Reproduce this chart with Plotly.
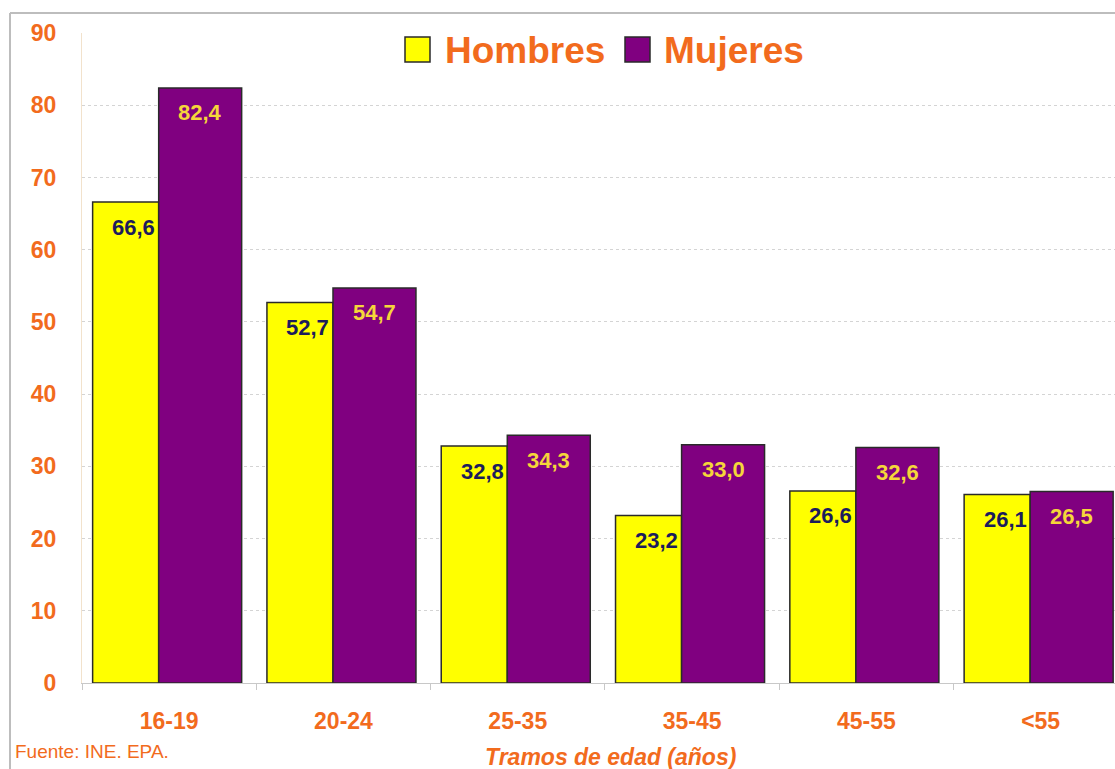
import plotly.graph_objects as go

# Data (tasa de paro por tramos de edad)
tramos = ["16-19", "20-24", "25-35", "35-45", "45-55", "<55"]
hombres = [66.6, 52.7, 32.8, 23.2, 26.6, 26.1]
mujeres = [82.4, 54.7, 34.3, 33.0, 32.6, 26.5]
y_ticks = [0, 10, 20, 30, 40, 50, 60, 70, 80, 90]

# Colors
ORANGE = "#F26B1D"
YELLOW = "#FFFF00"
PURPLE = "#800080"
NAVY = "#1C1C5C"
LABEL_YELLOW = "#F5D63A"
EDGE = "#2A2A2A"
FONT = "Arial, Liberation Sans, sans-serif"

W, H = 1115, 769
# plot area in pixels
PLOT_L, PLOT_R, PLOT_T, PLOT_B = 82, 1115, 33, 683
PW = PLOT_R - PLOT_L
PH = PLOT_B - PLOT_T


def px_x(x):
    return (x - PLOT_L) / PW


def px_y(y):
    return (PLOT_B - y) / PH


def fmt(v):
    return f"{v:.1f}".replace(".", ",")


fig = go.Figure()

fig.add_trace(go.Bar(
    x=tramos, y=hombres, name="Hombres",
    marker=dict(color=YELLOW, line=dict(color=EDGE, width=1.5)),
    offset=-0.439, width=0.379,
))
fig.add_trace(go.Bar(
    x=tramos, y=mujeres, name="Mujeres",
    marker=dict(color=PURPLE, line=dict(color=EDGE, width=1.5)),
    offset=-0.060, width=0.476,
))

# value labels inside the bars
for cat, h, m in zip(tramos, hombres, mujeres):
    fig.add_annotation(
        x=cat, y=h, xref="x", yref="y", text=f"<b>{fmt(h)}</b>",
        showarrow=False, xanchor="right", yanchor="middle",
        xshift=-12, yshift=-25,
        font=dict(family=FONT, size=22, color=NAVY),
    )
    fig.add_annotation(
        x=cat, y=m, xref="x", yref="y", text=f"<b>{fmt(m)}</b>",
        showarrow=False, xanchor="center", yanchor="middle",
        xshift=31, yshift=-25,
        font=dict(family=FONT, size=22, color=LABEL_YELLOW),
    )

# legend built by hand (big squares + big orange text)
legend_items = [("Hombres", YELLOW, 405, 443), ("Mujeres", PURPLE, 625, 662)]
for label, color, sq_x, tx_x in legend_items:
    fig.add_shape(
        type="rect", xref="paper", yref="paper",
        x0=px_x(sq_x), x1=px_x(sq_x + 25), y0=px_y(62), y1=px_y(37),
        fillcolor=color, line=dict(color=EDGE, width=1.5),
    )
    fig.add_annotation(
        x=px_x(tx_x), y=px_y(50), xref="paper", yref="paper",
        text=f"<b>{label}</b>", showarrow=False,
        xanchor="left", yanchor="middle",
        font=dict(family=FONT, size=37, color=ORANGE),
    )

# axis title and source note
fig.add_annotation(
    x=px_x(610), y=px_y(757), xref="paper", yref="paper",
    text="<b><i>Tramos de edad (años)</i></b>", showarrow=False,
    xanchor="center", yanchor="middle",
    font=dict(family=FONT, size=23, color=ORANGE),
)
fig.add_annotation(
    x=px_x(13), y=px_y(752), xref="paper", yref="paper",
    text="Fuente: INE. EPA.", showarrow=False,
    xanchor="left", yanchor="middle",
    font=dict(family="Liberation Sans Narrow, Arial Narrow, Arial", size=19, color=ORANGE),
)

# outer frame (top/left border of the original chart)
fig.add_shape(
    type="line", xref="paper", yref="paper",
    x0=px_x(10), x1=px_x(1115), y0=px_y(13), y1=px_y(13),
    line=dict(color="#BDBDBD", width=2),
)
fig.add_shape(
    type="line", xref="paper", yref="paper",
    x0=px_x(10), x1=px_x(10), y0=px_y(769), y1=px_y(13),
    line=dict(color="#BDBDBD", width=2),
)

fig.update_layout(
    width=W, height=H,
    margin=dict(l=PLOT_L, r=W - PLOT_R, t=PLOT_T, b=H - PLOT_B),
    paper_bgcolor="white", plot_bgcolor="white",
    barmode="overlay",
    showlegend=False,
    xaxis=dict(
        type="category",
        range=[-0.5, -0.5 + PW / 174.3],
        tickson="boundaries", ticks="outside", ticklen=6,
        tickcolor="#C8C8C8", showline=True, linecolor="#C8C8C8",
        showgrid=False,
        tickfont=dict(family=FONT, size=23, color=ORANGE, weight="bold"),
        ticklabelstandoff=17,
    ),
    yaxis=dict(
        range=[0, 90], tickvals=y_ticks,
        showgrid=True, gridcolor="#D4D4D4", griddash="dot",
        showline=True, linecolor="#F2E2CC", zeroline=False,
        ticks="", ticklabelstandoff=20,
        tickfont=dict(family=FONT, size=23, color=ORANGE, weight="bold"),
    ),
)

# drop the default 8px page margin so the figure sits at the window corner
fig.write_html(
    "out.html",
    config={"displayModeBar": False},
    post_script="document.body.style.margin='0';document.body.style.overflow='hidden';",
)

----

WHAT IS ASKED: Leave out the pictures and restate, word for word, the lines from the top of the data through the line containing "fig = go.Figure()", both included.

ANSWER TO THE EXERCISE:
Reproduce this chart with Plotly.
import plotly.graph_objects as go

# Data (tasa de paro por tramos de edad)
tramos = ["16-19", "20-24", "25-35", "35-45", "45-55", "<55"]
hombres = [66.6, 52.7, 32.8, 23.2, 26.6, 26.1]
mujeres = [82.4, 54.7, 34.3, 33.0, 32.6, 26.5]
y_ticks = [0, 10, 20, 30, 40, 50, 60, 70, 80, 90]

# Colors
ORANGE = "#F26B1D"
YELLOW = "#FFFF00"
PURPLE = "#800080"
NAVY = "#1C1C5C"
LABEL_YELLOW = "#F5D63A"
EDGE = "#2A2A2A"
FONT = "Arial, Liberation Sans, sans-serif"

W, H = 1115, 769
# plot area in pixels
PLOT_L, PLOT_R, PLOT_T, PLOT_B = 82, 1115, 33, 683
PW = PLOT_R - PLOT_L
PH = PLOT_B - PLOT_T


def px_x(x):
    return (x - PLOT_L) / PW


def px_y(y):
    return (PLOT_B - y) / PH


def fmt(v):
    return f"{v:.1f}".replace(".", ",")


fig = go.Figure()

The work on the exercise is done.